Water. Air. Gas. Electricity. Steam. (WAGES). These energy resources are the heartbeat of every process and manufacturing facility. While energy is critical to productivity and accounts for a significant percentage of total costs, companies typically invest in their utility plants only when there is a compelling reason to do so.
Most companies have instituted energy programs focused on efficiency and compliance in line with corporate sustainability goals and regulatory mandates in recent years. And more than 90% agree that sustainability and energy efficiency are critical to success and profitability in the future.
But most producers continue to approach utility and plant operations as disparate systems. Many have yet to invest in ways to better capture the wealth of utility data available – and integrate it with production processes to achieve best-in-class operations.
As a result, they are missing an extraordinary opportunity not only for better energy efficiency, but for higher levels of productivity as well.
How Limited Energy Visibility Impacts Productivity
In any plant, achieving an optimal balance between energy supply and energy demand is an ongoing challenge. Of course, any disruption in energy supply can have a negative effect on productivity. Yet, without visibility to utility information, process operators can often do little to mitigate that impact.
For example, a typical chemical plant’s utility system will produce electricity, steam, chilled water, compressed air and more. Suppose a gas turbine trips offline and steam pressure and supply drops abruptly. What remedial actions can or should be taken in the processing area to minimize any disruption to production?
With limited or no visibility to utility operations, the options may be inadequate – and might even lead to emergency shutdown procedures. However, proactive utility operations alerts within the plant control architecture could keep process personnel better informed on conditions outside normal parameters. And enable a more measured and efficient response.
Cost-Effective Steps Toward Digital Transformation
Without doubt, the digital technology transformation – and the convergence of information technology (IT) and operations technology (OT) – have made the data ecosystem in most industrial utility and process plants more integrated.
Fortunately, automation and information solutions are available today that can help better capture the value of that digital investment – and integrate utility and industrial process systems that are often worlds apart.
For a strategic approach to better resource management and productivity, consider these three steps:
Step 1: Assess
The first step in improving any system is an assessment. Start by defining your WAGES system, industrial process area, field production units and physical elements. Try to keep it simple, with a focus on your inputs, outputs and any constraints.
Also, be sure to define your key performance indicators (KPIs). What’s most important – cost reduction, resource optimization, production efficiency? And how will you measure success – after one, three or five years?
Step 2: Enable Better Visibility
Next, evaluate methods and tools that can help you integrate power plant and process data.
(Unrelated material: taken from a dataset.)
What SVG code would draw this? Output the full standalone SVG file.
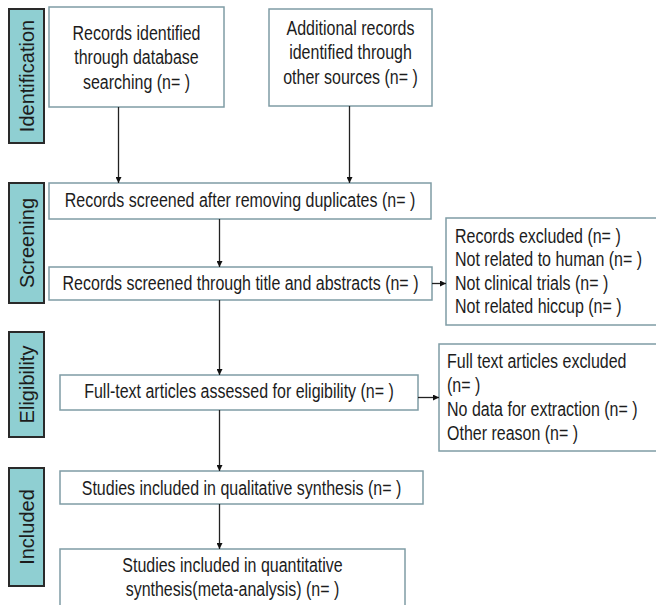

Keep in mind there are many ways to enable better system visibility – ranging from complete system unification on a common control architecture to the incremental integration of monitoring and other software applications.
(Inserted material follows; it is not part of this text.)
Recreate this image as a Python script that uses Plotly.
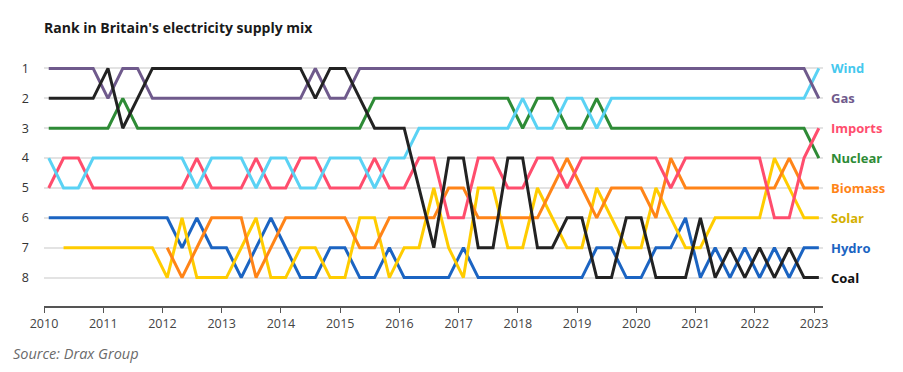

For example, energy intelligence software, which includes data collection, visualization and analytical tools, help fill the gaps between disparate utility and process systems.
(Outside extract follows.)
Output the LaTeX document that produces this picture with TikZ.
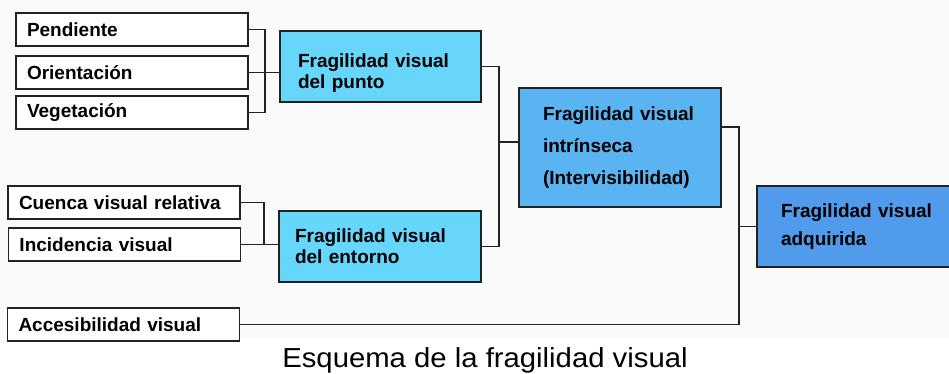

Energy intelligence software provides a quick return on existing infrastructure and capital investments by using your automation devices and systems to gather both production data and WAGES data. And then shares that information and analytics with key stakeholders for informed decision-making. This collaboration turns “big data” into “smart and intelligent data.”
Step 3: Close the Supply-Demand Loop
Of course, better utility visibility is just one component of the equation. As part of a resource management strategy, energy intelligence software can provide access to operational, emissions and energy consumption data at the unit, asset and load level.
Analytics can correlate this information with production and business-level data including energy costs, emissions limits and more to create interactive operations for greater profitability and sustainability.
The result? A higher level of energy awareness. And a better way to identify and prioritize opportunities to reduce energy consumption while optimizing production efficiency and product quality.